Euripides << yoo RIHP uh deez >> (about 480-406 B.C.) was the third of the three great writers of Greek tragedy. He dealt with the same mythological heroes as the other two, Aeschylus and Sophocles. But he showed the heroes as ordinary people and used his plays to criticize political, social, and religious ideas of the time. He used much simpler language than the earlier playwrights, but his plots were more complicated.

Euripides was not popular during his lifetime. His ideas were not always the accepted ones, and he sometimes offended writers and politicians of his day. The Greek playwright Aristophanes satirized Euripides in several comedies (see Aristophanes). But Euripides’s plays have been revived more frequently than those of his rivals.

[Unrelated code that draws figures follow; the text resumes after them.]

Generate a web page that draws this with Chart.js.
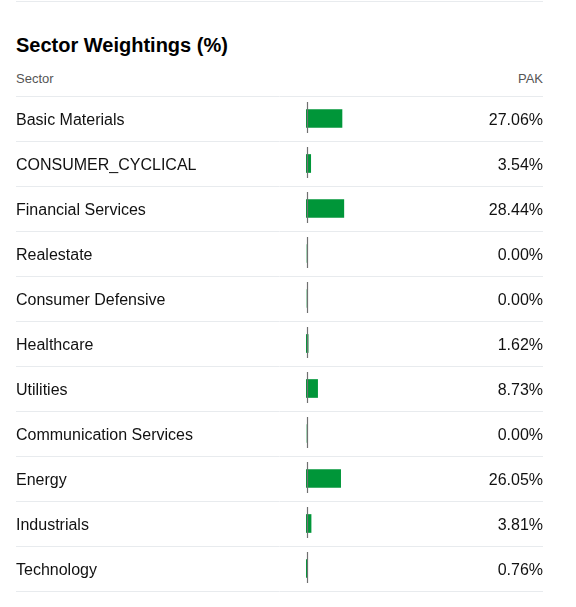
<!DOCTYPE html>
<html>
<head>
<meta charset="utf-8">
<script src="https://cdn.jsdelivr.net/npm/chart.js@4/dist/chart.umd.min.js"></script>
<style>
  body { margin: 0; background: #fff; font-family: 'Liberation Sans', Arial, sans-serif; }
  #wrap { position: relative; width: 576px; height: 607px; }
  #topline { position: absolute; left: 16px; top: 1px; width: 527px; height: 1px; background: #e8ebee; }
  #title { position: absolute; left: 16px; top: 35px; font-size: 20px; line-height: 20px; font-weight: bold; color: #000; }
  .hdr { position: absolute; top: 72px; font-size: 13px; line-height: 13px; color: #555; }
  #chart { position: absolute; left: 0; top: 0; }
</style>
</head>
<body>
<div id="wrap">
  <div id="topline"></div>
  <div id="title">Sector Weightings (%)</div>
  <div class="hdr" style="left:16px">Sector</div>
  <div class="hdr" style="right:33px">PAK</div>
  <canvas id="chart" width="576" height="607"></canvas>
</div>
<script>
const sectors = ["Basic Materials", "CONSUMER_CYCLICAL", "Financial Services", "Realestate", "Consumer Defensive",
  "Healthcare", "Utilities", "Communication Services", "Energy", "Industrials", "Technology"];
const weights = [27.06, 3.54, 28.44, 0, 0, 1.62, 8.73, 0, 26.05, 3.81, 0.76];
const weightLabels = weights.map(w => w.toFixed(2) + "%");

Chart.defaults.font.family = "'Liberation Sans', Arial, sans-serif";

// row separators under the bars, zero marker on top of them
const rowLines = {
  id: "rowLines",
  beforeDatasetsDraw(chart) {
    const ctx = chart.ctx;
    const y = chart.scales.y;
    const half = (y.getPixelForValue(1) - y.getPixelForValue(0)) / 2;
    ctx.save();
    ctx.strokeStyle = "#e8ebee";
    ctx.lineWidth = 1;
    for (let i = 0; i <= sectors.length; i++) {
      const yy = Math.round(y.getPixelForValue(i) - half) + 0.5;
      ctx.beginPath();
      ctx.moveTo(16, yy);
      ctx.lineTo(543, yy);
      ctx.stroke();
    }
    ctx.restore();
  },
  afterDatasetsDraw(chart) {
    const ctx = chart.ctx;
    const y = chart.scales.y;
    const x0 = Math.round(chart.scales.x.getPixelForValue(0)) + 1.5;
    ctx.save();
    ctx.strokeStyle = "#707070";
    ctx.lineWidth = 1.2;
    sectors.forEach((s, i) => {
      const c = y.getPixelForValue(i);
      ctx.beginPath();
      ctx.moveTo(x0, c - 16.5);
      ctx.lineTo(x0, c + 14.5);
      ctx.stroke();
    });
    ctx.restore();
  }
};

new Chart(document.getElementById("chart"), {
  type: "bar",
  data: {
    labels: sectors,
    datasets: [{
      data: weights,
      backgroundColor: "#009639",
      barThickness: 18,
      borderWidth: 0
    }]
  },
  options: {
    indexAxis: "y",
    responsive: false,
    animation: false,
    layout: { padding: { left: 16, right: 33, top: 96, bottom: 16 } },
    plugins: { legend: { display: false }, tooltip: { enabled: false } },
    scales: {
      x: { min: 0, max: 100, display: false },
      y: {
        position: "left",
        grid: { display: false },
        border: { display: false },
        ticks: { crossAlign: "far", padding: 0, labelOffset: 2, color: "#111", font: { size: 16 } },
        afterFit(scale) { scale.width = 290; }
      },
      y2: {
        type: "category",
        position: "right",
        labels: weightLabels,
        offset: true,
        grid: { display: false },
        border: { display: false },
        ticks: { crossAlign: "far", padding: 0, labelOffset: 2, color: "#111", font: { size: 16 } },
        afterFit(scale) { scale.width = 104; }
      }
    }
  },
  plugins: [rowLines]
});
</script>
</body>
</html>
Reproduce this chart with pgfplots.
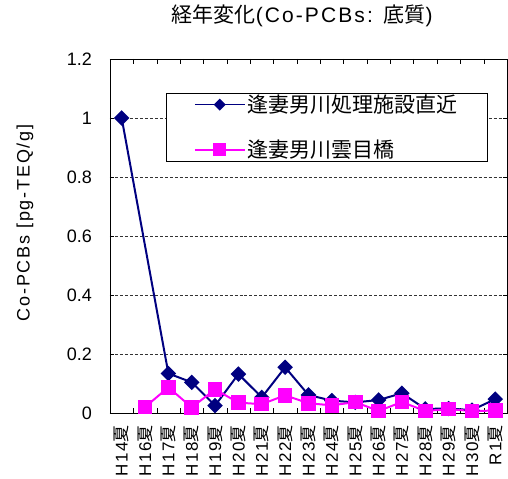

Euripides wrote about 90 plays. Eighteen tragedies and a satyr play survive. A satyr play is a type of comedy presented at the conclusion of a trilogy. Euripides’s satyr play, called Cyclops, is probably one of his later works. The tragedies are Rhesus, Euripides’s earliest existing play; Alcestis (438 B.C.); Medea (431); The Children of Heracles (about 430); Hippolytus (428); Andromache (about 426); Hecuba (about 424); The Suppliants (about 422); Heracles (about 417); Electra (about 417); The Trojan Women (415); Iphigenia in Tauris (about 412); Helen (412); Ion (about 412); The Phoenician Women (about 410); Orestes (408); and two plays performed after his death, Bacchae (405?); and Iphigenia in Aulis (405?).

Euripides was born on the island of Salamis. He grew up in Athens. As a youth, Euripides was trained to be an athlete. He also studied philosophy and literature. Among his instructors were the philosophers Anaxagoras and Protagoras. Euripides began to write plays before the age of 20 and entered a contest for playwrights when he was 25. From this time on, he wrote plays steadily. Euripides became a close friend of the philosopher Socrates, and some critics believe that Socrates influenced his writing.

Unlike Aeschylus and Sophocles, Euripides seems to have played no active role in Athenian public life. In about 408, Euripides left Athens. He went to Thessaly, in northern Greece, and then to Macedonia, where he wrote the plays Bacchae and Iphigenia in Aulis.